*Material provided:*
_____

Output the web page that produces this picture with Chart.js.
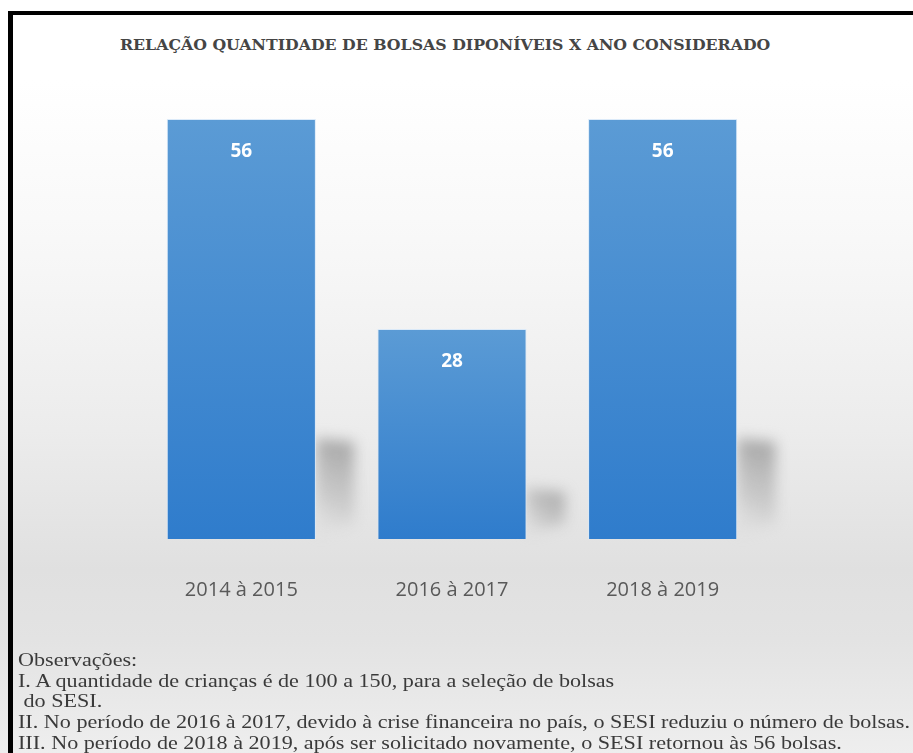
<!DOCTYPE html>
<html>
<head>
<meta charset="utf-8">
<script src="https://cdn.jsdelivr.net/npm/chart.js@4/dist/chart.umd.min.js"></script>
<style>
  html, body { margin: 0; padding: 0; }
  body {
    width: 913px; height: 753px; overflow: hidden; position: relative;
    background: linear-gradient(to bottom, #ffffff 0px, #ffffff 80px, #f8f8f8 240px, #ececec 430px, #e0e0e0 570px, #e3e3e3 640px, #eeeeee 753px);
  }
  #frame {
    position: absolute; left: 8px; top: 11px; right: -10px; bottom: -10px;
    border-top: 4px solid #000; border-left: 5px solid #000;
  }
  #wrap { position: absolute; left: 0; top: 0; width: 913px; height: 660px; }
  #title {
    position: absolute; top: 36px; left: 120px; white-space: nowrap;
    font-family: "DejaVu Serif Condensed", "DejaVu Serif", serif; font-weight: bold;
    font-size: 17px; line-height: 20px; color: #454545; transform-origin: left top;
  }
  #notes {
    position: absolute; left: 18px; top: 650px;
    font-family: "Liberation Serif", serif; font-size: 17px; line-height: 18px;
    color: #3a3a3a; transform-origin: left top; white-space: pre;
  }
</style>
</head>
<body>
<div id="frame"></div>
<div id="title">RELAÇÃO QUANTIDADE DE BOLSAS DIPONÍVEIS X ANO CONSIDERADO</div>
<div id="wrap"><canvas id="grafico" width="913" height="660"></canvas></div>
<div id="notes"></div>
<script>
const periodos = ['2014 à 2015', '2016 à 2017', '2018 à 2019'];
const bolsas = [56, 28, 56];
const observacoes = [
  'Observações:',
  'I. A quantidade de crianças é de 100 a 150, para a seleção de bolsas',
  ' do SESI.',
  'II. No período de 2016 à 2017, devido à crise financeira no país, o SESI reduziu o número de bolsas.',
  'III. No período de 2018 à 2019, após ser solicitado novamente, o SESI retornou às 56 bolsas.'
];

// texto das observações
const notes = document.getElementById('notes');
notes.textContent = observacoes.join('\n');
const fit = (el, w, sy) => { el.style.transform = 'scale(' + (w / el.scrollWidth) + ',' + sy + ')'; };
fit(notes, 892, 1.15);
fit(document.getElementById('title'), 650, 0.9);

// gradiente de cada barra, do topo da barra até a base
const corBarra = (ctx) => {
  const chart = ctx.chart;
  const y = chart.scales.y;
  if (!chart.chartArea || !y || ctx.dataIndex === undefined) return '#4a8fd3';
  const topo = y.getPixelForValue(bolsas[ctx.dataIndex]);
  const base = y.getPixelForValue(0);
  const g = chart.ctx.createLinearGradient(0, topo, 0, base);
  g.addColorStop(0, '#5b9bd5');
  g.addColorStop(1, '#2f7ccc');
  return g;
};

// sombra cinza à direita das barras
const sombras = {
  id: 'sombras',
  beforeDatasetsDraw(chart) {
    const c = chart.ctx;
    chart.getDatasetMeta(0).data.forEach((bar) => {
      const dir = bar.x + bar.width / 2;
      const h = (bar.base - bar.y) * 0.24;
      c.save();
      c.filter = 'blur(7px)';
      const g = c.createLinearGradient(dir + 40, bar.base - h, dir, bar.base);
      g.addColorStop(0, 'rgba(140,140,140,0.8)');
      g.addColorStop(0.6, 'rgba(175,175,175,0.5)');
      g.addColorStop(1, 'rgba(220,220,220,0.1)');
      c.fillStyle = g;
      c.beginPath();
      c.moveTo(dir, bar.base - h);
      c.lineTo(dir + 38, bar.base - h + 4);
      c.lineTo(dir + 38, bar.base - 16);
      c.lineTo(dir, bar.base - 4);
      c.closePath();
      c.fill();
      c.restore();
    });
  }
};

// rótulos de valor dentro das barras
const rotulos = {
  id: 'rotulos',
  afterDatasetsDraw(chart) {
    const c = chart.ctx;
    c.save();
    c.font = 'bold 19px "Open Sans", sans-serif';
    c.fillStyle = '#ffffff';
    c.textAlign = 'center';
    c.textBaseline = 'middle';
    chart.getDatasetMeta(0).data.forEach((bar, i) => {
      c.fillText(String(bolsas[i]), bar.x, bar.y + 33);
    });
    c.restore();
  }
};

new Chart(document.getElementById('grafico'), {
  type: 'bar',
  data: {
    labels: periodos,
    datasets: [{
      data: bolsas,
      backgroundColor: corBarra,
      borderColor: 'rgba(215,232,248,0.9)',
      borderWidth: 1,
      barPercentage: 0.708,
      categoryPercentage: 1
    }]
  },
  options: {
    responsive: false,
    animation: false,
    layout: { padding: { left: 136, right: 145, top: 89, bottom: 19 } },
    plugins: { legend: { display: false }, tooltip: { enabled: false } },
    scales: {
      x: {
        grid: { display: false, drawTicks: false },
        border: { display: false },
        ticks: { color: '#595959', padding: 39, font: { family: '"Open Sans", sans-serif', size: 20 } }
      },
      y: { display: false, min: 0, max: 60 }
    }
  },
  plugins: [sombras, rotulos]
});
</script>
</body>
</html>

_____

Copy out all of the data word for word. Do not carry over any picture.

Output the web page that produces this picture with Chart.js.
<!DOCTYPE html>
<html>
<head>
<meta charset="utf-8">
<script src="https://cdn.jsdelivr.net/npm/chart.js@4/dist/chart.umd.min.js"></script>
<style>
  html, body { margin: 0; padding: 0; }
  body {
    width: 913px; height: 753px; overflow: hidden; position: relative;
    background: linear-gradient(to bottom, #ffffff 0px, #ffffff 80px, #f8f8f8 240px, #ececec 430px, #e0e0e0 570px, #e3e3e3 640px, #eeeeee 753px);
  }
  #frame {
    position: absolute; left: 8px; top: 11px; right: -10px; bottom: -10px;
    border-top: 4px solid #000; border-left: 5px solid #000;
  }
  #wrap { position: absolute; left: 0; top: 0; width: 913px; height: 660px; }
  #title {
    position: absolute; top: 36px; left: 120px; white-space: nowrap;
    font-family: "DejaVu Serif Condensed", "DejaVu Serif", serif; font-weight: bold;
    font-size: 17px; line-height: 20px; color: #454545; transform-origin: left top;
  }
  #notes {
    position: absolute; left: 18px; top: 650px;
    font-family: "Liberation Serif", serif; font-size: 17px; line-height: 18px;
    color: #3a3a3a; transform-origin: left top; white-space: pre;
  }
</style>
</head>
<body>
<div id="frame"></div>
<div id="title">RELAÇÃO QUANTIDADE DE BOLSAS DIPONÍVEIS X ANO CONSIDERADO</div>
<div id="wrap"><canvas id="grafico" width="913" height="660"></canvas></div>
<div id="notes"></div>
<script>
const periodos = ['2014 à 2015', '2016 à 2017', '2018 à 2019'];
const bolsas = [56, 28, 56];
const observacoes = [
  'Observações:',
  'I. A quantidade de crianças é de 100 a 150, para a seleção de bolsas',
  ' do SESI.',
  'II. No período de 2016 à 2017, devido à crise financeira no país, o SESI reduziu o número de bolsas.',
  'III. No período de 2018 à 2019, após ser solicitado novamente, o SESI retornou às 56 bolsas.'
];

// texto das observações
const notes = document.getElementById('notes');
notes.textContent = observacoes.join('\n');
const fit = (el, w, sy) => { el.style.transform = 'scale(' + (w / el.scrollWidth) + ',' + sy + ')'; };
fit(notes, 892, 1.15);
fit(document.getElementById('title'), 650, 0.9);

// gradiente de cada barra, do topo da barra até a base
const corBarra = (ctx) => {
  const chart = ctx.chart;
  const y = chart.scales.y;
  if (!chart.chartArea || !y || ctx.dataIndex === undefined) return '#4a8fd3';
  const topo = y.getPixelForValue(bolsas[ctx.dataIndex]);
  const base = y.getPixelForValue(0);
  const g = chart.ctx.createLinearGradient(0, topo, 0, base);
  g.addColorStop(0, '#5b9bd5');
  g.addColorStop(1, '#2f7ccc');
  return g;
};

// sombra cinza à direita das barras
const sombras = {
  id: 'sombras',
  beforeDatasetsDraw(chart) {
    const c = chart.ctx;
    chart.getDatasetMeta(0).data.forEach((bar) => {
      const dir = bar.x + bar.width / 2;
      const h = (bar.base - bar.y) * 0.24;
      c.save();
      c.filter = 'blur(7px)';
      const g = c.createLinearGradient(dir + 40, bar.base - h, dir, bar.base);
      g.addColorStop(0, 'rgba(140,140,140,0.8)');
      g.addColorStop(0.6, 'rgba(175,175,175,0.5)');
      g.addColorStop(1, 'rgba(220,220,220,0.1)');
      c.fillStyle = g;
      c.beginPath();
      c.moveTo(dir, bar.base - h);
      c.lineTo(dir + 38, bar.base - h + 4);
      c.lineTo(dir + 38, bar.base - 16);
      c.lineTo(dir, bar.base - 4);
      c.closePath();
      c.fill();
      c.restore();
    });
  }
};

// rótulos de valor dentro das barras
const rotulos = {
  id: 'rotulos',
  afterDatasetsDraw(chart) {
    const c = chart.ctx;
    c.save();
    c.font = 'bold 19px "Open Sans", sans-serif';
    c.fillStyle = '#ffffff';
    c.textAlign = 'center';
    c.textBaseline = 'middle';
    chart.getDatasetMeta(0).data.forEach((bar, i) => {
      c.fillText(String(bolsas[i]), bar.x, bar.y + 33);
    });
    c.restore();
  }
};

new Chart(document.getElementById('grafico'), {
  type: 'bar',
  data: {
    labels: periodos,
    datasets: [{
      data: bolsas,
      backgroundColor: corBarra,
      borderColor: 'rgba(215,232,248,0.9)',
      borderWidth: 1,
      barPercentage: 0.708,
      categoryPercentage: 1
    }]
  },
  options: {
    responsive: false,
    animation: false,
    layout: { padding: { left: 136, right: 145, top: 89, bottom: 19 } },
    plugins: { legend: { display: false }, tooltip: { enabled: false } },
    scales: {
      x: {
        grid: { display: false, drawTicks: false },
        border: { display: false },
        ticks: { color: '#595959', padding: 39, font: { family: '"Open Sans", sans-serif', size: 20 } }
      },
      y: { display: false, min: 0, max: 60 }
    }
  },
  plugins: [sombras, rotulos]
});
</script>
</body>
</html>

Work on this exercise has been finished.